Conflitos internos, a oposição ganhando força na Câmara dos Deputados, fracasso no leilão do arroz importado e um ministro indiciado. Além disso, membros do próprio governo estão se alfinetando nos bastidores e através de notas na imprensa. Embora essa conjuntura de fatores tenha contribuído para a oposição ganhar força no Congresso nesta semana, o “inferno astral” do governo Lula começou no final de maio, durante as votações dos vetos presidenciais nas sessões do Congresso Nacional, especialmente na votação da criminalização das fake news.
Um artigo da jornalista Malu Gaspar detalha a reorganização da oposição. O texto descreve o papel ativo do senador Flávio Bolsonaro, filho do ex-presidente Jair Bolsonaro, na mobilização contra a criminalização das fake news. Flávio pediu que parlamentares gravassem vídeos e utilizassem suas redes sociais para criar uma onda de apoio à medida. Com essa mobilização, começou uma articulação alegando ao Centrão que teriam mais votos do que realmente tinham, e o Centrão, que segue a maioria, embarcou na iniciativa. O presidente da Câmara dos Deputados, Arthur Lira (PP), focado em sua sucessão, aderiu à articulação.
Além de Flávio, o deputado Sóstenes Cavalcante (PL), da bancada evangélica, também estava envolvido. Sóstenes, que havia apontado a desarticulação da base de oposição, agora se empenha no Projeto de Lei 1904/24, que pune vítimas de estupro que abordarem fetos resultantes do crime.
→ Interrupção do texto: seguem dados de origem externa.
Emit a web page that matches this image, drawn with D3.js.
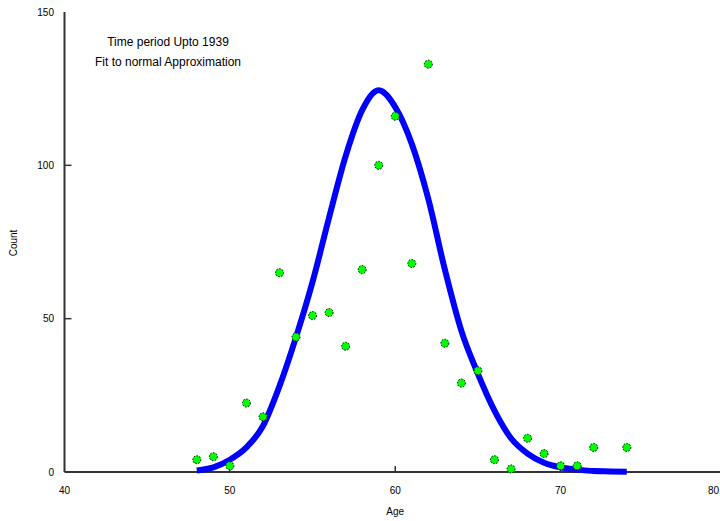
<!DOCTYPE html>
<html>
<head>
<meta charset="utf-8">
<script src="https://cdn.jsdelivr.net/npm/d3@7"></script>
<style>
  body { margin: 0; background: #fff; }
  svg { display: block; }
  text { font-family: "Liberation Sans", Arial, sans-serif; fill: #000; }
</style>
</head>
<body>
<svg class="chart"></svg>
<script>
// observed counts by age
var ages = [48, 49, 50, 51, 52, 53, 54, 55, 56, 57, 58, 59, 60, 61, 62, 63, 64, 65, 66, 67, 68, 69, 70, 71, 72, 74];
var counts = [4, 5, 2, 22.5, 18, 65, 44, 51, 52, 41, 66, 100, 116, 68, 133, 42, 29, 33, 4, 1, 11, 6, 2, 2, 8, 8];

// fitted normal curve
var fitAges = [48, 49, 50, 51, 52, 53, 54, 55, 56, 57, 58, 59, 60, 61, 62, 63, 64, 65, 66, 67, 68, 69, 70, 71, 72, 73, 74];
var fitCounts = [0.5, 1.5, 4, 8, 15, 28, 44, 62, 83, 103, 118, 124.5, 119, 107, 89, 66, 46, 32, 20, 11, 6, 3, 1.5, 0.8, 0.3, 0.2, 0.1];

var xTicks = [40, 50, 60, 70, 80];
var yTicks = [0, 50, 100, 150];
var notes = ["Time period Upto 1939", "Fit to normal Approximation"];

var W = 720, H = 521;
var svg = d3.select(".chart").attr("width", W).attr("height", H);

var x = d3.scaleLinear().domain([40, 80]).range([64.5, 726]);
var y = d3.scaleLinear().domain([0, 150]).range([472, 12]);

// axes (ticks point inward)
var axisColor = "#333";
svg.append("line")
    .attr("x1", x(40)).attr("x2", W)
    .attr("y1", y(0)).attr("y2", y(0))
    .attr("stroke", axisColor).attr("stroke-width", 2);
svg.append("line")
    .attr("x1", x(40)).attr("x2", x(40))
    .attr("y1", y(0)).attr("y2", y(150))
    .attr("stroke", axisColor).attr("stroke-width", 2);

svg.selectAll(".xtick").data(xTicks.filter(function(d) { return d > 40 && d < 80; }))
    .enter().append("line")
    .attr("x1", function(d) { return x(d); }).attr("x2", function(d) { return x(d); })
    .attr("y1", y(0)).attr("y2", y(0) - 6)
    .attr("stroke", axisColor).attr("stroke-width", 1.5);
svg.selectAll(".ytick").data(yTicks.filter(function(d) { return d > 0 && d < 150; }))
    .enter().append("line")
    .attr("x1", x(40)).attr("x2", x(40) + 7)
    .attr("y1", function(d) { return y(d); }).attr("y2", function(d) { return y(d); })
    .attr("stroke", axisColor).attr("stroke-width", 1.5);

// last x label sits at the window edge, so anchor it to the right
svg.selectAll(".xlabel").data(xTicks)
    .enter().append("text")
    .attr("x", function(d) { return Math.min(x(d), W - 1); })
    .attr("y", 494)
    .attr("text-anchor", function(d) { return x(d) + 6 > W ? "end" : "middle"; })
    .style("font-size", "10px")
    .text(function(d) { return d; });
svg.selectAll(".ylabel").data(yTicks)
    .enter().append("text")
    .attr("x", 54)
    .attr("y", function(d) { return y(d); })
    .attr("dy", "0.35em")
    .attr("text-anchor", "end")
    .style("font-size", "10px")
    .text(function(d) { return d; });

svg.append("text")
    .attr("x", x(60)).attr("y", 515)
    .attr("text-anchor", "middle")
    .style("font-size", "10px")
    .text("Age");
svg.append("text")
    .attr("transform", "translate(17," + 243 + ") rotate(-90)")
    .attr("text-anchor", "middle")
    .style("font-size", "10px")
    .text("Count");

svg.selectAll(".note").data(notes)
    .enter().append("text")
    .attr("x", 168)
    .attr("y", function(d, i) { return 46 + i * 20; })
    .attr("text-anchor", "middle")
    .style("font-size", "12px")
    .text(function(d) { return d; });

// fitted curve
var line = d3.line()
    .curve(d3.curveMonotoneX)
    .x(function(d) { return x(d[0]); })
    .y(function(d) { return y(d[1]); });
svg.append("path")
    .datum(d3.zip(fitAges, fitCounts))
    .attr("d", line)
    .attr("fill", "none")
    .attr("stroke", "#0000ff")
    .attr("stroke-width", 6)
    .attr("stroke-linejoin", "round");

// observed points
svg.selectAll(".pt").data(d3.zip(ages, counts))
    .enter().append("circle")
    .attr("cx", function(d) { return x(d[0]); })
    .attr("cy", function(d) { return y(d[1]); })
    .attr("r", 4)
    .attr("fill", "#00ff00")
    .attr("stroke", "#000")
    .attr("stroke-width", 1)
    .attr("stroke-dasharray", "1.5,1.5");
</script>
</body>
</html>
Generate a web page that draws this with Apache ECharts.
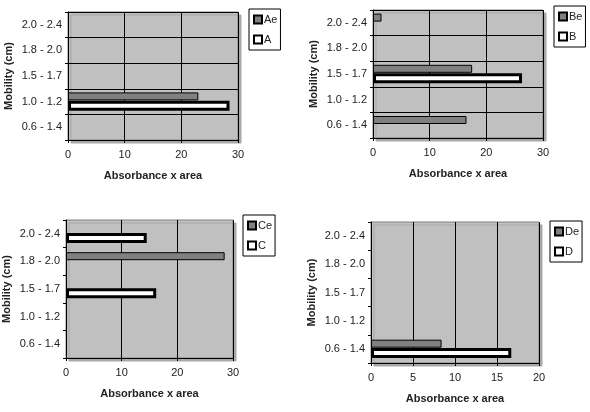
<!DOCTYPE html>
<html><head><meta charset="utf-8">
<script src="https://cdn.jsdelivr.net/npm/echarts@6/dist/echarts.min.js"></script>
<style>html,body{margin:0;padding:0;background:#fff}#c{width:590px;height:412px}</style>
</head><body><div id="c"></div>
<script>
// categories (bottom to top)
const categories = ["0.6 - 1.4", "1.0 - 1.2", "1.5 - 1.7", "1.8 - 2.0", "2.0 - 2.4"];
// panel values, aligned with categories ('-' = no bar)
const Ae = ['-', 23, '-', '-', '-'];
const A  = ['-', 28.5, '-', '-', '-'];
const Be = [16.5, '-', 17.5, '-', 1.5];
const B  = ['-', '-', 26.3, '-', '-'];
const Ce = ['-', '-', '-', 28.5, '-'];
const C  = ['-', '-', 16.2, '-', 14.5];
const De = [8.4, '-', '-', '-', '-'];
const D  = [16.7, '-', '-', '-', '-'];
const xMaxes = [30, 30, 30, 20];
const xIntervals = [10, 10, 10, 5];

const panels = [
  {names: ['Ae', 'A'], data: [Ae, A], grid: {left: 68, top: 12, width: 170, height: 128}, legend: {left: 249, top: 9}, hLines: true, yName: 'Mobility (cm)'},
  {names: ['Be', 'B'], data: [Be, B], grid: {left: 373, top: 10, width: 170, height: 128}, legend: {left: 554, top: 6}, hLines: true, yName: 'Mobility (cm)'},
  {names: ['Ce', 'C'], data: [Ce, C], grid: {left: 65, top: 220, width: 168, height: 138}, legend: {left: 243, top: 215}, hLines: false, yName: 'Mobility (cm)'},
  {names: ['De', 'D'], data: [De, D], grid: {left: 371, top: 222, width: 168, height: 141}, legend: {left: 550, top: 221}, hLines: false, yName: 'Mobility (cm)'}
];

const txt = {color: '#222', fontFamily: 'Liberation Sans, Arial', fontSize: 11};
const grids = [], xAxes = [], yAxes = [], legends = [], series = [];
panels.forEach((p, i) => {
  grids.push(Object.assign({show: true, backgroundColor: '#c0c0c0', borderColor: '#808080', borderWidth: 1,
    shadowColor: '#a8a8a8', shadowOffsetX: 3, shadowOffsetY: 3, shadowBlur: 0}, p.grid));
  xAxes.push({
    type: 'value', gridIndex: i, min: 0, max: xMaxes[i], interval: xIntervals[i],
    name: 'Absorbance x area', nameLocation: 'middle', nameGap: 30,
    nameTextStyle: Object.assign({}, txt, {fontWeight: 'bold'}),
    axisLine: {show: true, lineStyle: {color: '#000'}},
    axisTick: {show: true, length: 3, lineStyle: {color: '#000'}},
    axisLabel: Object.assign({}, txt, {margin: 9}),
    splitLine: {show: true, lineStyle: {color: '#000', width: 1}}
  });
  yAxes.push({
    type: 'category', gridIndex: i, data: categories,
    name: p.yName, nameLocation: 'middle', nameGap: 54, nameRotate: 90,
    nameTextStyle: Object.assign({}, txt, {fontWeight: 'bold'}),
    axisLine: {show: true, lineStyle: {color: '#000'}},
    axisTick: {show: true, length: 3, lineStyle: {color: '#000'}},
    axisLabel: Object.assign({}, txt, {margin: 6}),
    splitLine: {show: p.hLines, lineStyle: {color: '#000', width: 1}}
  });
  legends.push({
    orient: 'vertical', left: p.legend.left, top: p.legend.top,
    data: p.names, icon: 'rect', itemWidth: 8, itemHeight: 8, itemGap: 9,
    backgroundColor: '#fff', borderColor: '#000', borderWidth: 1, padding: [5, 3, 5, 4],
    textStyle: Object.assign({}, txt, {fontSize: 11, padding: [0, 0, 0, -3]})
  });
  p.names.forEach((n, k) => {
    const gray = k === 0;
    series.push({
      type: 'bar', name: n, xAxisIndex: i, yAxisIndex: i, data: p.data[k],
      barWidth: gray ? 8 : 10, barGap: '5%',
      itemStyle: gray
        ? {color: '#808080', borderColor: '#000', borderWidth: 1}
        : {color: '#fff', borderColor: '#000', borderWidth: 3}
    });
  });
});

const chart = echarts.init(document.getElementById('c'), null, {renderer: 'canvas'});
chart.setOption({animation: false, grid: grids, xAxis: xAxes, yAxis: yAxes, legend: legends, series: series});
</script></body></html>
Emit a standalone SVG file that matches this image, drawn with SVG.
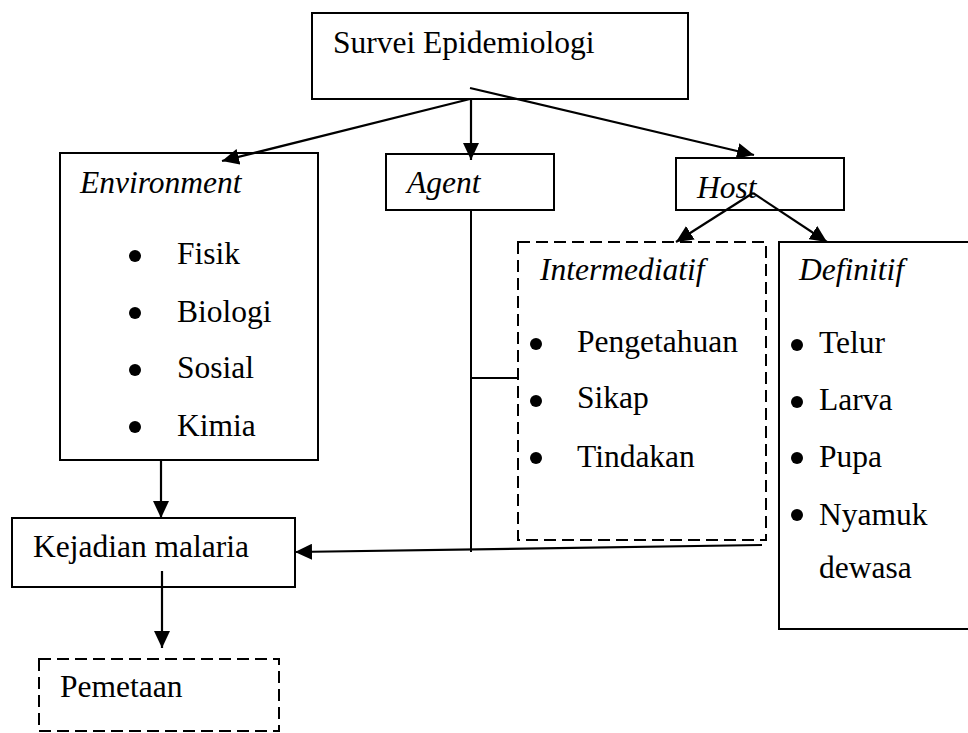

A oposição percebeu algo evidente desde o início do mandato de Lula: o governo não tem controle sobre sua base, não conta votos, não acompanha dissidências e tem um líder na Câmara dos Deputados mais próximo de Lira do que do próprio Lula. A oposição cria tumulto, faz barulho e se apresenta como maior do que realmente é, o que funcionou tão bem que até Arthur Lira entrou na confusão, buscando garantir votos para seu sucessor, em um movimento semelhante ao realizado pelo presidente do Senado, Rodrigo Pacheco (PSD), no início do ano.
Pacheco, preocupado com sua sucessão, levantou diversas pautas da oposição e ameaçou avançar sobre o Supremo Tribunal Federal (STF), deixando o governo apreensivo. Quando garantiu os votos para sua sucessão, voltou a colaborar com o governo, muitas vezes de forma mais eficiente do que as próprias lideranças governistas.
Embora Lira não se torne um aliado confiável do governo, certamente espera algo em troca, além dos votos “superfaturados” da oposição.
A oposição, antes desarticulada, está animada com o sucesso de sua articulação. No entanto, os créditos da situação não são exclusivos da oposição. Desde o início, o governo tem tratado os problemas de articulação política com desdém. Quando a liderança do governo na Câmara decidiu não resistir ao PL 1904/24 e deixou claro que o assunto não era de interesse do governo, abriu a porteira para a oposição.
Desde a tramitação atrapalhada da Medida Provisória (MP) do Pis/Cofins até o recuo na discussão do PL 1904/24, passando pelo fracasso do leilão do arroz e a insistência na manutenção do problemático Ministro das Comunicações, Juscelino Filho (UNIÃO), no cargo, o governo tem facilitado o trabalho dos conservadores.
Isso significa que o governo Lula está sob risco de impeachment? Não. A oposição hoje se vale principalmente dos erros de articulação política do governo. Um impeachment depende de um poder de mobilização política que a oposição não tem em nenhuma das duas casas.
A tendência é que nas próximas semanas a situação se acalme, proporcionando ao governo uma oportunidade para rever sua articulação no Congresso Nacional.